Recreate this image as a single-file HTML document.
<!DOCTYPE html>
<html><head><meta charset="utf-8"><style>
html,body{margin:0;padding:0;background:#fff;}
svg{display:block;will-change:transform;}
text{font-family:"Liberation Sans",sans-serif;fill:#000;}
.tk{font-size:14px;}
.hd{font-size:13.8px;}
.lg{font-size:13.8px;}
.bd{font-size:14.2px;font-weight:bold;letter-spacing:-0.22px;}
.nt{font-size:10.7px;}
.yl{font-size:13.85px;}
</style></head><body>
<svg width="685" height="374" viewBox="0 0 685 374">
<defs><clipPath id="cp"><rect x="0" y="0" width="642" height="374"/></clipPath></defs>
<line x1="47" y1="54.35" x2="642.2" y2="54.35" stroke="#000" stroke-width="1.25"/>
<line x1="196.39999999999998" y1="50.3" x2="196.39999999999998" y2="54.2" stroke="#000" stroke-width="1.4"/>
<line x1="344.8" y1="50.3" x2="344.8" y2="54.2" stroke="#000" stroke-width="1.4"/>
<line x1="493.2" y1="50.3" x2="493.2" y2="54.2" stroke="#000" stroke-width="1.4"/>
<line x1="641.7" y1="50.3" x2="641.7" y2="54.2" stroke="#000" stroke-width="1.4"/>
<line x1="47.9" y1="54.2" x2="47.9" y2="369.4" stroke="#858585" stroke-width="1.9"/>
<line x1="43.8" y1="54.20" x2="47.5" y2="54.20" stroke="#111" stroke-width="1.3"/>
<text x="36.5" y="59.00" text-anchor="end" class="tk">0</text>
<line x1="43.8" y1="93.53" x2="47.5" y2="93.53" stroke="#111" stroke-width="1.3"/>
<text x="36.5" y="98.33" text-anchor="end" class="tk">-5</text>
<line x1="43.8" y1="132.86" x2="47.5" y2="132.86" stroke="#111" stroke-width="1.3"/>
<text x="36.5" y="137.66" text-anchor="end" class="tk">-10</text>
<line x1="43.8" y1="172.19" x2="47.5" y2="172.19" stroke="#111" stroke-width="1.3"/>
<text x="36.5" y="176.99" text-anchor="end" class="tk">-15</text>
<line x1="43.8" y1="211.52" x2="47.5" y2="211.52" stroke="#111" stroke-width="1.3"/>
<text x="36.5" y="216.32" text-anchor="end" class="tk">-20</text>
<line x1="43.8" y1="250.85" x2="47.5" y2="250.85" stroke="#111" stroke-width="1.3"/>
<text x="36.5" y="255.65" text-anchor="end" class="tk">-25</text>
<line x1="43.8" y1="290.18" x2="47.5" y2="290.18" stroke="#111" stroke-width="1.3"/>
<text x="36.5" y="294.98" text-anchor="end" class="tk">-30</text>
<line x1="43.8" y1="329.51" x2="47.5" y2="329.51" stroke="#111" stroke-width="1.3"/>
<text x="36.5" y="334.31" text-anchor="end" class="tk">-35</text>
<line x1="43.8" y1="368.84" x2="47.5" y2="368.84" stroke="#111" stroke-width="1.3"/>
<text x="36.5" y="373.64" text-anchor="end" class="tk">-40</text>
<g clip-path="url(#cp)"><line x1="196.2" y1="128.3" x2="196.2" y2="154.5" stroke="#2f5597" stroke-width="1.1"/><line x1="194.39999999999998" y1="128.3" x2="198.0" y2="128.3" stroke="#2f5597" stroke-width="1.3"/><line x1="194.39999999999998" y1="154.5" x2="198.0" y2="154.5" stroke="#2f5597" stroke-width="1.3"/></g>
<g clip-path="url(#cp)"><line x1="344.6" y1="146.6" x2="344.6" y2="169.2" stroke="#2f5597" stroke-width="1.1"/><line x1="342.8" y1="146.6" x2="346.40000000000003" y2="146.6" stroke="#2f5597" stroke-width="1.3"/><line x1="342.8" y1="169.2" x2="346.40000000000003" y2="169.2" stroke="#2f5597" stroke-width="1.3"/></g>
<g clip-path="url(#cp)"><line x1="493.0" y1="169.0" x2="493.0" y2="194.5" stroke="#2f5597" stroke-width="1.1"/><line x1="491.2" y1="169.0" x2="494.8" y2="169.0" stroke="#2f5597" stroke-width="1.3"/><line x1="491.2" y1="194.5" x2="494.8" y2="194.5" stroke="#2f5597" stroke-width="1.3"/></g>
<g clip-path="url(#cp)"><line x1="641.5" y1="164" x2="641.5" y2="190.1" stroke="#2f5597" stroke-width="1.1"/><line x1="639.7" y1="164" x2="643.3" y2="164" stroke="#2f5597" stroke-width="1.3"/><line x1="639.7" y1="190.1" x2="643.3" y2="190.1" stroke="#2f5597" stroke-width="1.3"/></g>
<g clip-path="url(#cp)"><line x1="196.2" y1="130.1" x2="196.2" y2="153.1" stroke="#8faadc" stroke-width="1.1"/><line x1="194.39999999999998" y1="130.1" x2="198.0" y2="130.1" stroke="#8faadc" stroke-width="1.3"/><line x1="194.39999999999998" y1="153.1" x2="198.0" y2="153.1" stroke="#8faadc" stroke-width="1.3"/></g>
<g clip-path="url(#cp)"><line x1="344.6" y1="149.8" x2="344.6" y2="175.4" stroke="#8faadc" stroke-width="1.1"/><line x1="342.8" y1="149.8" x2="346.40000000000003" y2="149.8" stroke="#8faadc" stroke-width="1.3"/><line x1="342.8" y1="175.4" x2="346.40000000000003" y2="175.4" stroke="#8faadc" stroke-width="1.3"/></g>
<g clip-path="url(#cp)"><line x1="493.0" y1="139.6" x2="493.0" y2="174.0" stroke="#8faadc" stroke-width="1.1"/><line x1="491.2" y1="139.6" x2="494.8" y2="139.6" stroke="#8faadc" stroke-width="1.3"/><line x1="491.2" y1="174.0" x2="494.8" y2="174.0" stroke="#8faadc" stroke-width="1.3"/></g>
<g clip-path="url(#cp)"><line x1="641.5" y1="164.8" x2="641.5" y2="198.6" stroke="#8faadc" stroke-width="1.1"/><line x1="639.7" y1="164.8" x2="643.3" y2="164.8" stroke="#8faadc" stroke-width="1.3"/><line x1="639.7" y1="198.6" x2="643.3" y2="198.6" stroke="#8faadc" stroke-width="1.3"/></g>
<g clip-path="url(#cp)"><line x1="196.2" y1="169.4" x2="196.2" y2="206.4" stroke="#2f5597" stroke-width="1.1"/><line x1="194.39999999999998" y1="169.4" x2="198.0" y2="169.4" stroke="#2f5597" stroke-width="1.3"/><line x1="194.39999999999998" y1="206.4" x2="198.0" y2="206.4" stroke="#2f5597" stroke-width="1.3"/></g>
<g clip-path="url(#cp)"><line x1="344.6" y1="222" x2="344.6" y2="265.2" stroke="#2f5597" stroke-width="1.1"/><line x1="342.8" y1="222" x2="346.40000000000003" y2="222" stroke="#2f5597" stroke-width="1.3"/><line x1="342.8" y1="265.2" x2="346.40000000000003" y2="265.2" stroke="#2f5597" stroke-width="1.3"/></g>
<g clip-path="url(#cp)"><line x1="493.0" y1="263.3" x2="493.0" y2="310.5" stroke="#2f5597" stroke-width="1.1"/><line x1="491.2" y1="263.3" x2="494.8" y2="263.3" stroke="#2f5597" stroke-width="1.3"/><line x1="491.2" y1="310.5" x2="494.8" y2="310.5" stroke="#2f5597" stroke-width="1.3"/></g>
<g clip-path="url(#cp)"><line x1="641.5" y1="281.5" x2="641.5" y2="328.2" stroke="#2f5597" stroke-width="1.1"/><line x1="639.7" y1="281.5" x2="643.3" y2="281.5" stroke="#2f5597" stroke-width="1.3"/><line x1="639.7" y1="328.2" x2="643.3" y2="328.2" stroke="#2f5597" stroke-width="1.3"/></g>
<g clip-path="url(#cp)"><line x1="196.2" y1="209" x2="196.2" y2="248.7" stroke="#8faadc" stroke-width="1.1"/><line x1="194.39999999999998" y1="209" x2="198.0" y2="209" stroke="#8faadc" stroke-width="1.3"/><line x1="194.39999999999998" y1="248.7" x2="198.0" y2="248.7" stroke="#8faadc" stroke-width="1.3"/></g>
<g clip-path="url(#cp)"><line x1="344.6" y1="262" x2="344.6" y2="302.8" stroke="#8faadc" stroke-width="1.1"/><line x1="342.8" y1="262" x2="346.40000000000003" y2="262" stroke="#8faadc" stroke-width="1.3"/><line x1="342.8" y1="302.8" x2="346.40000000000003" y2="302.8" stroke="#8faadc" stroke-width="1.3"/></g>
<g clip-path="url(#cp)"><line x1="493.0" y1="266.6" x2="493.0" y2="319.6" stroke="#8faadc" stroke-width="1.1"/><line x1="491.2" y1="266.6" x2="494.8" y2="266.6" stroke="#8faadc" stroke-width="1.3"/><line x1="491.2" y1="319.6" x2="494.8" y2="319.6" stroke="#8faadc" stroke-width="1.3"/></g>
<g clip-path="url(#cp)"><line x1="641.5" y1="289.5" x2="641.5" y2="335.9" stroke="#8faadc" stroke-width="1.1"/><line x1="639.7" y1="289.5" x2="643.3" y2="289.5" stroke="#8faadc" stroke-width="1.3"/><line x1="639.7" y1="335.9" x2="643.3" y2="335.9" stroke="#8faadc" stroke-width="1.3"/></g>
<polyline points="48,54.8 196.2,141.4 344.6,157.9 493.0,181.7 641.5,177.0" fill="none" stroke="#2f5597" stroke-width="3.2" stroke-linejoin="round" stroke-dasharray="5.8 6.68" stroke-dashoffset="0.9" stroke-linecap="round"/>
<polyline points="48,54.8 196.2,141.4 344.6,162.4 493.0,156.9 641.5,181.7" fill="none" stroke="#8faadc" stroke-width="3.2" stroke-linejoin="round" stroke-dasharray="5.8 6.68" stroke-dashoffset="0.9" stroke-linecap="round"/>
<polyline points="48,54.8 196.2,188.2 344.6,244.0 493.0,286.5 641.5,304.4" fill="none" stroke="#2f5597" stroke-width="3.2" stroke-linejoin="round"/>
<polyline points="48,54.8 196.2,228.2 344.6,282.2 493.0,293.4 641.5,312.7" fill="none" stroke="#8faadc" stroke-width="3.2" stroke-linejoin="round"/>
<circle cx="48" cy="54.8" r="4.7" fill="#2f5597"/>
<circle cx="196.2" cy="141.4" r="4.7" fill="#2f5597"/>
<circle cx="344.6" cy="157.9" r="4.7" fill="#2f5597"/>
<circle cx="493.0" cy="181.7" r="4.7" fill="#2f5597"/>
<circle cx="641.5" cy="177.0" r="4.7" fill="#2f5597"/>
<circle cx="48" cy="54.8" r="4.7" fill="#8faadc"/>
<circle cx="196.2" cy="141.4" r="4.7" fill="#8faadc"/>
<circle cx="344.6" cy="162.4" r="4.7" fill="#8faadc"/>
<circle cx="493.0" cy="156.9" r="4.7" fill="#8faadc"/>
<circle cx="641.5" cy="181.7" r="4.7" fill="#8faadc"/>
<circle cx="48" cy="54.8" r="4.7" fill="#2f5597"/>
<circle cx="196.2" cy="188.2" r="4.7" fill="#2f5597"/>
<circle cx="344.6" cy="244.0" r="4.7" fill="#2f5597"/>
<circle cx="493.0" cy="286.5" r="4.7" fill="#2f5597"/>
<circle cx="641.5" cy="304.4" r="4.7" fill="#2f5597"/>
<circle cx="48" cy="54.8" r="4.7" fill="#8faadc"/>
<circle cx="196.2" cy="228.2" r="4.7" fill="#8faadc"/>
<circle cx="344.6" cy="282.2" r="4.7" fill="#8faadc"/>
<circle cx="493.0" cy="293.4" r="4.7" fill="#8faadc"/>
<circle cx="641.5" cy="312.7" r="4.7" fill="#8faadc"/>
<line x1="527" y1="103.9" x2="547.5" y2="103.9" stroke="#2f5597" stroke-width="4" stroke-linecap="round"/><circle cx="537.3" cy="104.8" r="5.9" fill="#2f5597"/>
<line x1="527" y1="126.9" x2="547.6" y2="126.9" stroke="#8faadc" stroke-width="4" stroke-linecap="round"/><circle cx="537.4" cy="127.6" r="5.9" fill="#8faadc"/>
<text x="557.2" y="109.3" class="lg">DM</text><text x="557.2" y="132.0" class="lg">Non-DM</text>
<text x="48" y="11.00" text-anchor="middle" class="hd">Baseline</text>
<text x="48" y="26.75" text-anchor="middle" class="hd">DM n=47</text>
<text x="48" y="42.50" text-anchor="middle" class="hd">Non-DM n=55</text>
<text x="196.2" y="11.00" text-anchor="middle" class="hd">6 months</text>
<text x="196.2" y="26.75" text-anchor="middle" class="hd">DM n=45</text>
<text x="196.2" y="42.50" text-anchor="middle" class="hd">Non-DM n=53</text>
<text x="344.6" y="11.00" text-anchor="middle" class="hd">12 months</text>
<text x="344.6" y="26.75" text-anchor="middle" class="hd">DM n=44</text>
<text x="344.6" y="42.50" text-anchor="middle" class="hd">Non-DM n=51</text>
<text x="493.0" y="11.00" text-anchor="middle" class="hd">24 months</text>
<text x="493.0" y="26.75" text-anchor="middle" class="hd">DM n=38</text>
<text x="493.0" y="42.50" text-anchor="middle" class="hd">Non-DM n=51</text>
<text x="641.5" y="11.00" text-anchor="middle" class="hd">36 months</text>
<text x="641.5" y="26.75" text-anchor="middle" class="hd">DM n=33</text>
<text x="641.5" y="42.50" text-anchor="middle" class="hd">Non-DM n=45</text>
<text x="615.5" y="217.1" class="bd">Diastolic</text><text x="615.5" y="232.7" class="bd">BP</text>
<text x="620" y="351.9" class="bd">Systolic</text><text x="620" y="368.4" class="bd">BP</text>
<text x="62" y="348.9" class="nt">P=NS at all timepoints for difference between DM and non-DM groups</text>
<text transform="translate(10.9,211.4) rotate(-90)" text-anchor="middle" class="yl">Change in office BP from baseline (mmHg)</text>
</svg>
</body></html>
==
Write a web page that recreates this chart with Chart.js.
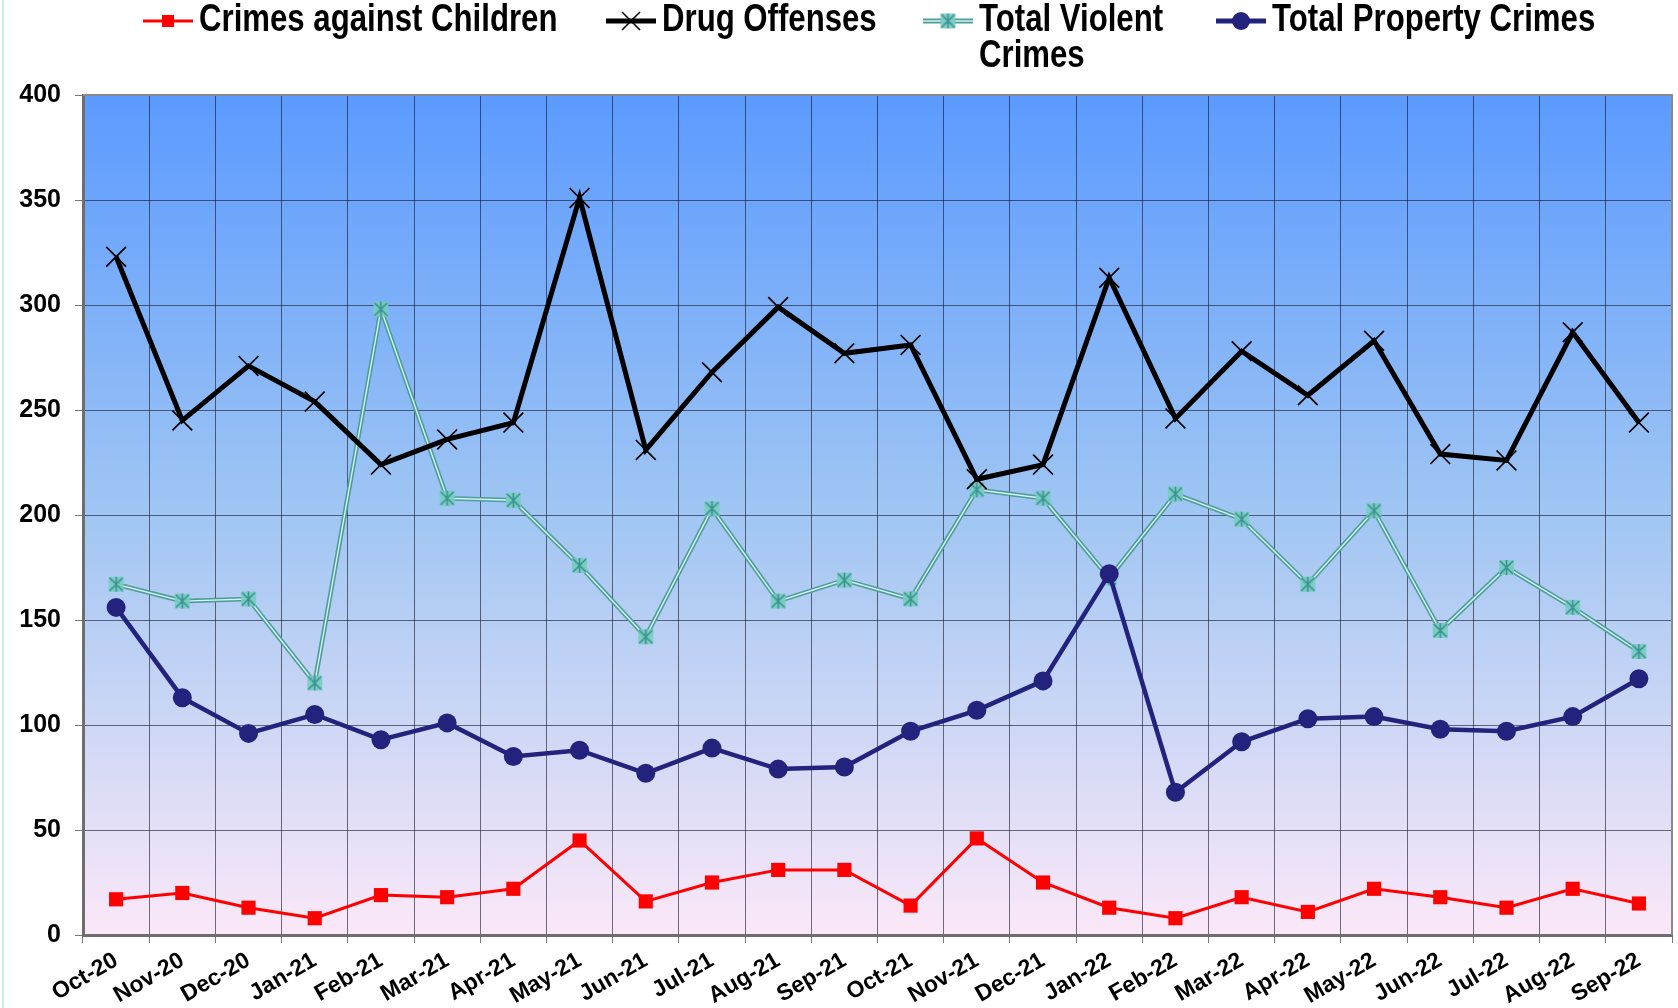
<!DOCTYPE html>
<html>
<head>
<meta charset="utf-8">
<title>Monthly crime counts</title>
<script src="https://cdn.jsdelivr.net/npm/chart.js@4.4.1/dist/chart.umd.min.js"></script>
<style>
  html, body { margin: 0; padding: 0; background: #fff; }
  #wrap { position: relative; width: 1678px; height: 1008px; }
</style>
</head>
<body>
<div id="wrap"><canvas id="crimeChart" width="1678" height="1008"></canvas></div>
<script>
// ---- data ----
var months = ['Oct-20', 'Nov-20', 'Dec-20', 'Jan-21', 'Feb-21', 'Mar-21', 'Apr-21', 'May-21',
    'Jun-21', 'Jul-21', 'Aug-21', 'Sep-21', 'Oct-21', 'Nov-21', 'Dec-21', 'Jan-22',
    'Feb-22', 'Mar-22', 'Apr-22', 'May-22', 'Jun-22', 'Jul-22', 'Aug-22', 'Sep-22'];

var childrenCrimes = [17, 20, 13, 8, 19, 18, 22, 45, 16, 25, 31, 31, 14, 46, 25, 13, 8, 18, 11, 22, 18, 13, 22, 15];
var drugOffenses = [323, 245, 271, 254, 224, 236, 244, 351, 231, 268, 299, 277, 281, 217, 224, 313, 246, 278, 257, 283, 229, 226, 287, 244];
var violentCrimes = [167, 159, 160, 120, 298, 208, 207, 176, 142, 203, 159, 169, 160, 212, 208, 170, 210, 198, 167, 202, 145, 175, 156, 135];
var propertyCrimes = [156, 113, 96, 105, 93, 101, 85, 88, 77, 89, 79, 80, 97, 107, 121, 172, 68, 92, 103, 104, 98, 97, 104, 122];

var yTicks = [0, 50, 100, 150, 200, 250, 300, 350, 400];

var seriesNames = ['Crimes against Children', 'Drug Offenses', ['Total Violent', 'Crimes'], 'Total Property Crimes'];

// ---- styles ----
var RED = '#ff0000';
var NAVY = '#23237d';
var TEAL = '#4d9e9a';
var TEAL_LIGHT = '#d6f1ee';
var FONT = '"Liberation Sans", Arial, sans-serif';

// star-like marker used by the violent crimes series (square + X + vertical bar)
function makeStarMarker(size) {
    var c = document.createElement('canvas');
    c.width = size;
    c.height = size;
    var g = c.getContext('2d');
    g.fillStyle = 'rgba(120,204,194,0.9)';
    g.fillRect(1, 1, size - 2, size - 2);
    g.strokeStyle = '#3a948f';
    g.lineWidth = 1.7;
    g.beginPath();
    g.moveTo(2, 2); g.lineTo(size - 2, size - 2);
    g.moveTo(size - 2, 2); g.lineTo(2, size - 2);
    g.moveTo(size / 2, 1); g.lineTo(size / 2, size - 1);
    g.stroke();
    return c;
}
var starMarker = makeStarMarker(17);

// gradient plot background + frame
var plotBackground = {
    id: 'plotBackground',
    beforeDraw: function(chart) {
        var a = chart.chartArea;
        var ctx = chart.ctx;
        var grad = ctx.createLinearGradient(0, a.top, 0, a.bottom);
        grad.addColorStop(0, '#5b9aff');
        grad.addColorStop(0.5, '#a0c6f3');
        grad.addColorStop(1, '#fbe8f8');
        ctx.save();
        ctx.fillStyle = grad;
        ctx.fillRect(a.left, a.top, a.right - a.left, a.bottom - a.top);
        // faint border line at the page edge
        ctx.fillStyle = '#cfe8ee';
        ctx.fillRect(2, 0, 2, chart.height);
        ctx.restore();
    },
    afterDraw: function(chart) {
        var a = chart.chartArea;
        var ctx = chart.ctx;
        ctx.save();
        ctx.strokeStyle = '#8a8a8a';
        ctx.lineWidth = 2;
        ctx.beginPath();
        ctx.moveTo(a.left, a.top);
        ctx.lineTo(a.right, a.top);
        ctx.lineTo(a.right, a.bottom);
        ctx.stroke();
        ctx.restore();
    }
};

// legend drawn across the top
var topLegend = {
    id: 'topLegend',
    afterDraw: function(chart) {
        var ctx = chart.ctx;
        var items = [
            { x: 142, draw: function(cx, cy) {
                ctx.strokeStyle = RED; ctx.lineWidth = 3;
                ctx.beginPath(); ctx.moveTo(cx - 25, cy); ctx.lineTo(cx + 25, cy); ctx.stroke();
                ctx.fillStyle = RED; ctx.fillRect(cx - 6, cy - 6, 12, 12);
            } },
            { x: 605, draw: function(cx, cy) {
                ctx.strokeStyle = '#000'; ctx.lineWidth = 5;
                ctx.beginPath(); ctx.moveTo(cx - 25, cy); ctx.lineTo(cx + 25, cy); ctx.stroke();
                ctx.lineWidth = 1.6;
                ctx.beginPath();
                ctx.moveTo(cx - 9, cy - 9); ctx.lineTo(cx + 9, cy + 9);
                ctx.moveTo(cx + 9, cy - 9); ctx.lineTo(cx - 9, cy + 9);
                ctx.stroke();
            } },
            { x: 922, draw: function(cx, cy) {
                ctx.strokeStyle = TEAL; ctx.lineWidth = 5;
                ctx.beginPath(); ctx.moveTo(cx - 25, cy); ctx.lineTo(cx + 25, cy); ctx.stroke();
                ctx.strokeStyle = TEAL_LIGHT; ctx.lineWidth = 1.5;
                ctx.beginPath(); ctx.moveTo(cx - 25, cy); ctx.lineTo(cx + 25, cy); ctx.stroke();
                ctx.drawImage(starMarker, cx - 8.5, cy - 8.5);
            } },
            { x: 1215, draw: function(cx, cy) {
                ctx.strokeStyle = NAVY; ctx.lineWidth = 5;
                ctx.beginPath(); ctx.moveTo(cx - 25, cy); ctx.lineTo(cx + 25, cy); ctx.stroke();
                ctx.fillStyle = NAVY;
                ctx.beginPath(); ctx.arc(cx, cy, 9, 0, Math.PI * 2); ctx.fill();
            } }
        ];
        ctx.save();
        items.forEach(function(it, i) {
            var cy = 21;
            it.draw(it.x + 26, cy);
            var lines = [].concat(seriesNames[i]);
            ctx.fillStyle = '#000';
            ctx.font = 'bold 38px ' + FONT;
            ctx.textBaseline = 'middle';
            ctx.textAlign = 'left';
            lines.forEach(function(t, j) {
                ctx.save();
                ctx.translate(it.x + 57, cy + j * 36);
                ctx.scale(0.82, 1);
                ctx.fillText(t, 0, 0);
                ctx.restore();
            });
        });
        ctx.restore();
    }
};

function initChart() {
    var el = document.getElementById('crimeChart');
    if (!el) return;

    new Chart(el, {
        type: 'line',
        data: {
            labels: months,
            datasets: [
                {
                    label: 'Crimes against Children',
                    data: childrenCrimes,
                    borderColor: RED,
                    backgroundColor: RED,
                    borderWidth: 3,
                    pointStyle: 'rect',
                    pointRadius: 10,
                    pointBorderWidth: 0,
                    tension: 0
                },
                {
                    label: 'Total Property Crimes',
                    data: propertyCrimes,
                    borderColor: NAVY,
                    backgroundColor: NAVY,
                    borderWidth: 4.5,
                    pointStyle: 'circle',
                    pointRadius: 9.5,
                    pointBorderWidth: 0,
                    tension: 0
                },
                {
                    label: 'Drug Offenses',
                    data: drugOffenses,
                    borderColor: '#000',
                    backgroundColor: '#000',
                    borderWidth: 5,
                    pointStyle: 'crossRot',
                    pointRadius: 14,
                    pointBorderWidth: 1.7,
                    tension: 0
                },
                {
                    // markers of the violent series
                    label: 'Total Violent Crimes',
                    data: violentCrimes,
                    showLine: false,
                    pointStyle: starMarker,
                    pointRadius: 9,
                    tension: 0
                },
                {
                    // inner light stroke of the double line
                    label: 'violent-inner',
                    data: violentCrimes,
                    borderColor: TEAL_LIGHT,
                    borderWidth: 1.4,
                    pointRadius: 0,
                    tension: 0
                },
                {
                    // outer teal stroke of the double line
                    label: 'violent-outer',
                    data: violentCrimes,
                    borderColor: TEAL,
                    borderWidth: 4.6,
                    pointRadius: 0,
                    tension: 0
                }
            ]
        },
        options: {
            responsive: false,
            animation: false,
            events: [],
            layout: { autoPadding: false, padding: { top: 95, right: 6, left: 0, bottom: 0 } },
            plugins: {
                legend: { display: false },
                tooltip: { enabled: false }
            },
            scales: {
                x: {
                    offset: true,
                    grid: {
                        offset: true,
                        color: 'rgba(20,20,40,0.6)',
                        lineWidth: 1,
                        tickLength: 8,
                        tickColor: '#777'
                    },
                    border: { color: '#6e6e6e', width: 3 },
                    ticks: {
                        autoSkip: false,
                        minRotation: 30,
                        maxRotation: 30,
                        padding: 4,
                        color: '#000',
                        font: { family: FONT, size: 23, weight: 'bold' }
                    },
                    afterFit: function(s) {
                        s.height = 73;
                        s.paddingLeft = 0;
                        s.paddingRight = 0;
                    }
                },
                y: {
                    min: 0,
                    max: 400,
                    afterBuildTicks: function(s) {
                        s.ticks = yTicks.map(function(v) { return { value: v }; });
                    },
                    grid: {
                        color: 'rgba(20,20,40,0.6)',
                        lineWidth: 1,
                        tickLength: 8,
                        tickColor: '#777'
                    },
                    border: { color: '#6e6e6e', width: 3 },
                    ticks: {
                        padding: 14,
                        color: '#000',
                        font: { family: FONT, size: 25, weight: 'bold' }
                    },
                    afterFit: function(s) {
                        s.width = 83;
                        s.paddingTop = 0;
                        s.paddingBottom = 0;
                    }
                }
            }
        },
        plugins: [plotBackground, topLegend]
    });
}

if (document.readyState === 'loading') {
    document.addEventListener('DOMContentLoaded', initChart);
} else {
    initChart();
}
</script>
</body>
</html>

Aim: Find every line that has "document" in it, then return those lines.

Written response:
Recreate this image as a single-file HTML document.
    var c = document.createElement('canvas');
    var el = document.getElementById('crimeChart');
if (document.readyState === 'loading') {
    document.addEventListener('DOMContentLoaded', initChart);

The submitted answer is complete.